According to the judgment, the police has a constitutional responsibility to invite and interrogate any person, who is not covered by immunity, over suspected breach of the law.
The judge said by rushing to the court on mere invitation to file application on breach of fundamental human rights was against the constitutional role of the police.
“The applicants did not wait for infringement to occur before coming to court. They cannot by mere invitation say they are harassed, intimidated or denied their freedom of movement. The police were merely carrying out their constitutional duty.
“The police are constitutionally empowered to invite any person, who has no immunity for questioning.
“They ought to report to police on invitation, it is the outcome of the invitation that could be said to breach of fundamental human rights. The court cannot question the police on invitation, nor can the court restrain the police from their lawful role,” Abang said.
In sustaining the objection raised by the police against the application, Abang said the application was not supported by competent affidavit.
Aside this, the judge said the applicants ought to have deposed to affidavit each and personally, and not by a proxy as in the instant case.
“In this case, the three senators filed one suit. They didn’t file separate application nor deposed to any affidavit, which is required in fundamental human rights case.

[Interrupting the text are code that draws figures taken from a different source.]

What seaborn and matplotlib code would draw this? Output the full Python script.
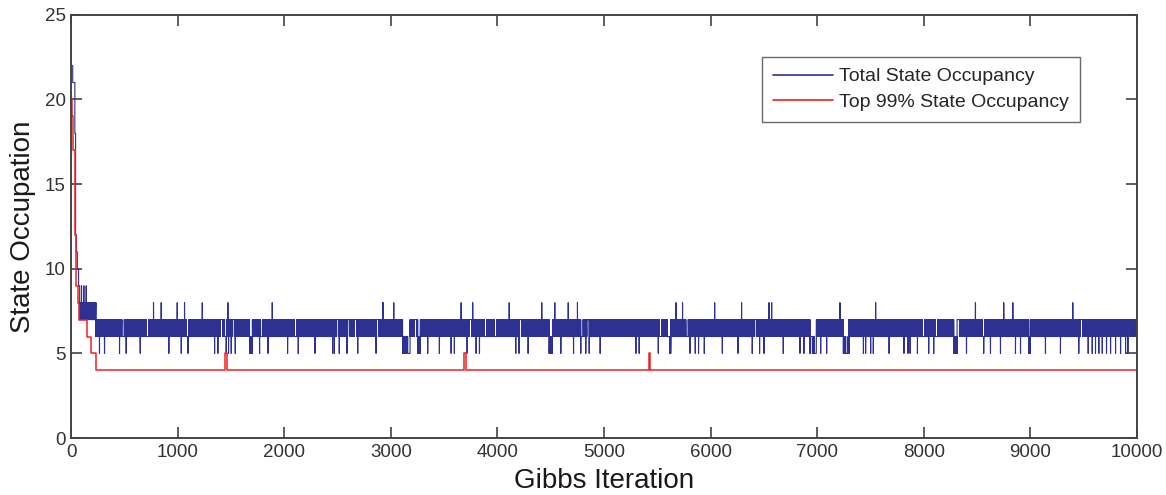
import numpy as np
import pandas as pd
import seaborn as sns
import matplotlib
matplotlib.use("Agg")
import matplotlib.pyplot as plt

# ---------------- data ----------------
n_iter = 10000

# Total state occupancy: burn-in steps (iteration where a level starts, level)
blue_burnin_iters = [0, 15, 35, 42, 48, 58, 70]
blue_burnin_vals = [22, 21, 18, 12, 11, 10, 9]
# early regime: chain switches between 7 and 8, with short visits to 9
early_band = (80, 232)
early_levels = (7, 8)
early_peaks = [97, 119, 141]
# main regime: chain switches between 6 and 7
main_start = 232
main_levels = (6, 7)
# visits to 8
up_spikes = [773, 845, 995, 1064, 1230, 1471, 1887,
             2923, 2927, 3027, 3659, 3768,
             4110, 4416, 4538, 4664, 4751, 5675, 5737,
             6038, 6291, 6548, 6573, 7214, 7549,
             8485, 8751, 8836, 9399]
# visits to 5
down_spikes = [266, 313, 454, 516, 648, 917, 1033, 1096, 1346, 1377, 1455,
               1477, 1502, 1540, 1768, 1847,
               2031, 2131, 2288, 2454, 2470, 2516, 2588, 2689, 2861, 3346,
               3455, 3565, 3596, 3715, 3800, 3831,
               4172, 4203, 4288, 4595, 4714, 4782, 4829, 4861, 4964, 5299,
               5330, 5509, 5806, 5856, 5887, 5941,
               6110, 6257, 6391, 6460, 6501, 6682, 6839, 6876, 7033, 7089,
               7434, 7455, 7502, 7527, 7675, 7815, 7853, 7872, 7941,
               8047, 8094, 8401, 8563, 8626, 8720, 8861, 8908, 9142, 9283,
               9455, 9543, 9581, 9612, 9643, 9675, 9715, 9753, 9800, 9847,
               9894, 9916]
# stretches where the chain switches between 5 and 6
down_blocks = [(1675, 1700), (3111, 3174), (3252, 3277), (4485, 4516),
               (5606, 5628), (6933, 6977), (7246, 7299), (8282, 8313),
               (8986, 9002)]
# iterations where the chain holds still for a while (white gaps in the band)
holds = [476, 704, 901, 1080, 1399, 1440, 1509, 1778,
         2094, 2485, 2595, 2657, 2861, 3158, 3221, 3737, 3878, 3972,
         4203, 4782, 4839, 4955, 5518, 5596, 5768,
         6407, 6485, 6673, 6939, 6970, 7268, 7534, 7988,
         8031, 8110, 8313, 8548, 9471, 9909]

# Top 99% state occupancy: step changes (iteration, level)
red_iters = [0, 8, 16, 35, 47, 60, 75, 151, 182, 230,
             1446, 1458, 3690, 3706, 5420, 5428, 10000]
red_vals = [20, 19, 17, 12, 9, 8, 7, 6, 5, 4,
            5, 4, 5, 4, 5, 4, 4]

labels = ["Total State Occupancy", "Top 99% State Occupancy"]
x_ticks = list(range(0, 10001, 1000))
y_ticks = [0, 5, 10, 15, 20, 25]

# ---------------- build the series ----------------
it = np.arange(n_iter + 1)
blue = np.zeros(n_iter + 1)
for s, v in zip(blue_burnin_iters, blue_burnin_vals):
    blue[s:] = v
a, b = early_band
blue[a:b] = np.where(it[a:b] % 2 == 0, early_levels[0], early_levels[1])
for p in early_peaks:
    blue[p] = 9
blue[main_start:] = np.where(it[main_start:] % 2 == 0, main_levels[0], main_levels[1])
for a, b in down_blocks:
    blue[a:b] = np.where(it[a:b] % 2 == 0, 5, 6)
for p in holds:
    blue[p:p + 22] = blue[p]
for p in up_spikes:
    blue[p] = 8
for p in down_spikes:
    blue[p] = 5

df_blue = pd.DataFrame({"iteration": it, "occupancy": blue})
df_red = pd.DataFrame({"iteration": red_iters, "occupancy": red_vals})

# ---------------- draw ----------------
sns.set_style("white")
plt.rcParams["font.family"] = ["Liberation Sans", "DejaVu Sans"]

fig = plt.figure(figsize=(11.66, 4.95), dpi=100)
ax = fig.add_axes([0.061, 0.115, 0.914, 0.855])

sns.lineplot(data=df_blue, x="iteration", y="occupancy", ax=ax,
             color="#2e3192", linewidth=0.8, drawstyle="steps-post",
             estimator=None, sort=False, label=labels[0])
sns.lineplot(data=df_red, x="iteration", y="occupancy", ax=ax,
             color="#f02020", linewidth=1.1, drawstyle="steps-post",
             estimator=None, sort=False, label=labels[1])

ax.set_xlim(0, 10000)
ax.set_ylim(0, 25)
ax.set_xticks(x_ticks)
ax.set_yticks(y_ticks)
ax.set_xlabel("Gibbs Iteration", fontsize=20, color="#1a1a1a", labelpad=5)
ax.set_ylabel("State Occupation", fontsize=20, color="#1a1a1a", labelpad=6)
ax.tick_params(direction="in", length=8, width=1.1, colors="#333333",
               labelsize=13.5, top=True, right=True, bottom=True, left=True,
               pad=4)
ax.tick_params(labelcolor="#333333")
for sp in ax.spines.values():
    sp.set_visible(True)
    sp.set_color("#444444")
    sp.set_linewidth(1.4)

leg = ax.legend(loc="upper right", bbox_to_anchor=(0.9465, 0.9),
                borderaxespad=0, fontsize=14, handlelength=3.1,
                handletextpad=0.3, labelspacing=0.42, borderpad=0.55,
                frameon=True, fancybox=False, edgecolor="#444444")
leg.get_frame().set_linewidth(1.0)
for line in leg.get_lines():
    line.set_linewidth(1.2)

fig.savefig("out.png", dpi=100)
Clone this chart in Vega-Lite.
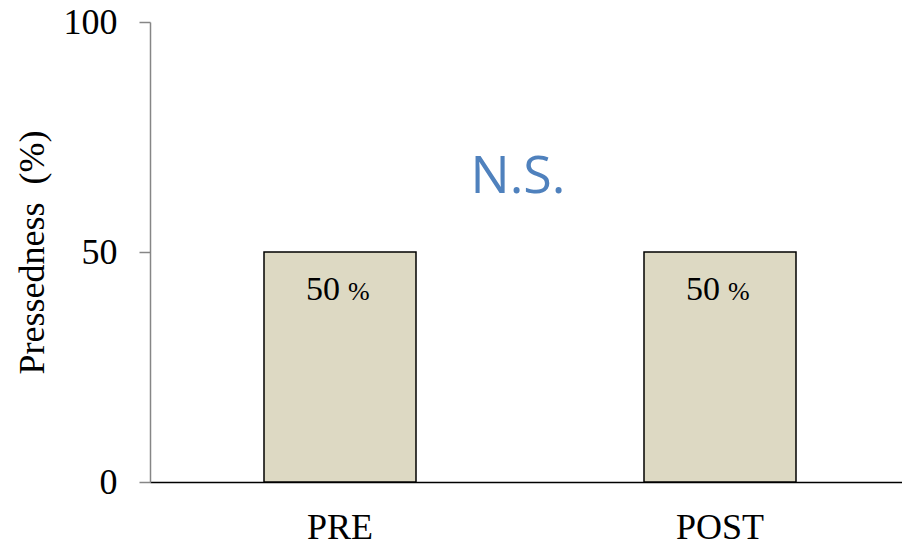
{
  "$schema": "https://vega.github.io/schema/vega-lite/v6.json",
  "width": 760,
  "height": 460,
  "autosize": {"type": "none"},
  "padding": {"left": 150, "top": 22, "right": 0, "bottom": 63},
  "background": "white",
  "config": {"view": {"stroke": null}},
  "datasets": {
    "bars": [
      {"phase": "PRE", "value": 50, "num": "50", "unit": "%"},
      {"phase": "POST", "value": 50, "num": "50", "unit": "%"}
    ],
    "note": [{"text": "N.S.", "value": 62.8}]
  },
  "layer": [
    {
      "data": {"name": "bars"},
      "mark": {"type": "bar", "fill": "#DDD9C3", "stroke": "#000000", "strokeWidth": 1.5},
      "encoding": {
        "x": {
          "field": "phase", "type": "nominal", "sort": ["PRE", "POST"],
          "scale": {"paddingInner": 0.6, "paddingOuter": 0.3},
          "axis": {
            "title": null, "labelAngle": 0, "ticks": false,
            "domainColor": "#000000", "domainWidth": 1.5,
            "labelFont": "Liberation Serif", "labelFontSize": 36, "labelColor": "#000000",
            "labelPadding": 28
          }
        },
        "y": {
          "field": "value", "type": "quantitative",
          "scale": {"domain": [0, 100]},
          "axis": {
            "title": "Pressedness\u00a0\u00a0(%)", "values": [0, 50, 100], "grid": false,
            "domainColor": "#868686", "domainWidth": 1.5,
            "tickColor": "#868686", "tickWidth": 1.5, "tickSize": 11,
            "labelFont": "Liberation Serif", "labelFontSize": 36, "labelColor": "#000000",
            "labelPadding": 22,
            "titleFont": "Liberation Serif", "titleFontSize": 36, "titleFontWeight": "normal",
            "titleColor": "#000000", "titlePadding": 12
          }
        }
      }
    },
    {
      "data": {"name": "bars"},
      "mark": {"type": "text", "align": "right", "baseline": "alphabetic", "dy": 48, "dx": 0,
               "font": "Liberation Serif", "fontSize": 34, "color": "#000000"},
      "encoding": {
        "x": {"field": "phase", "type": "nominal", "sort": ["PRE", "POST"]},
        "y": {"field": "value", "type": "quantitative"},
        "text": {"field": "num"}
      }
    },
    {
      "data": {"name": "bars"},
      "mark": {"type": "text", "align": "left", "baseline": "alphabetic", "dy": 48, "dx": 8,
               "font": "Liberation Serif", "fontSize": 26, "color": "#000000"},
      "encoding": {
        "x": {"field": "phase", "type": "nominal", "sort": ["PRE", "POST"]},
        "y": {"field": "value", "type": "quantitative"},
        "text": {"field": "unit"}
      }
    },
    {
      "data": {"name": "note"},
      "mark": {"type": "text", "align": "center", "baseline": "alphabetic", "dx": -12,
               "font": "Open Sans", "fontSize": 52, "color": "#4F81BD"},
      "encoding": {
        "y": {"field": "value", "type": "quantitative"},
        "text": {"field": "text"}
      }
    }
  ]
}
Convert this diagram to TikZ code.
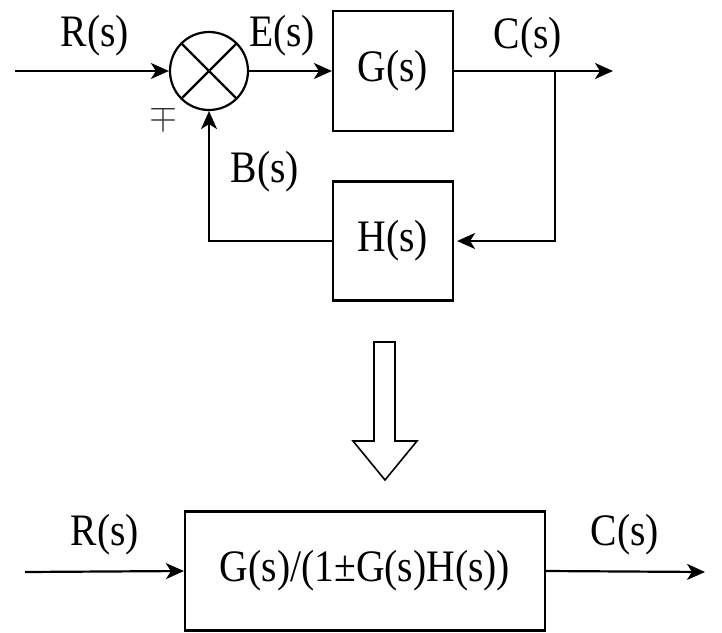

“This is in breach of order 2 rule 4 of the fundamental rights enforcement procedure,” the judge held.
Saraki, Melaye and Murray-Bruce had dragged the IG and FCT Commissioner of Police to court to stop the police from any attempt to arrest them for staging a protest to the National Headquarters of the Independent National Electoral Commission (INEC), and police headquarters, Abuja.
While the IG was cited as the first respondent in the matter, the Commissioner of Police in the FCT was sued as the second respondent.
The applicants were among leaders of the opposition PDP, who marched to the office of the electoral body to protest against the outcome of the Osun State governorship election.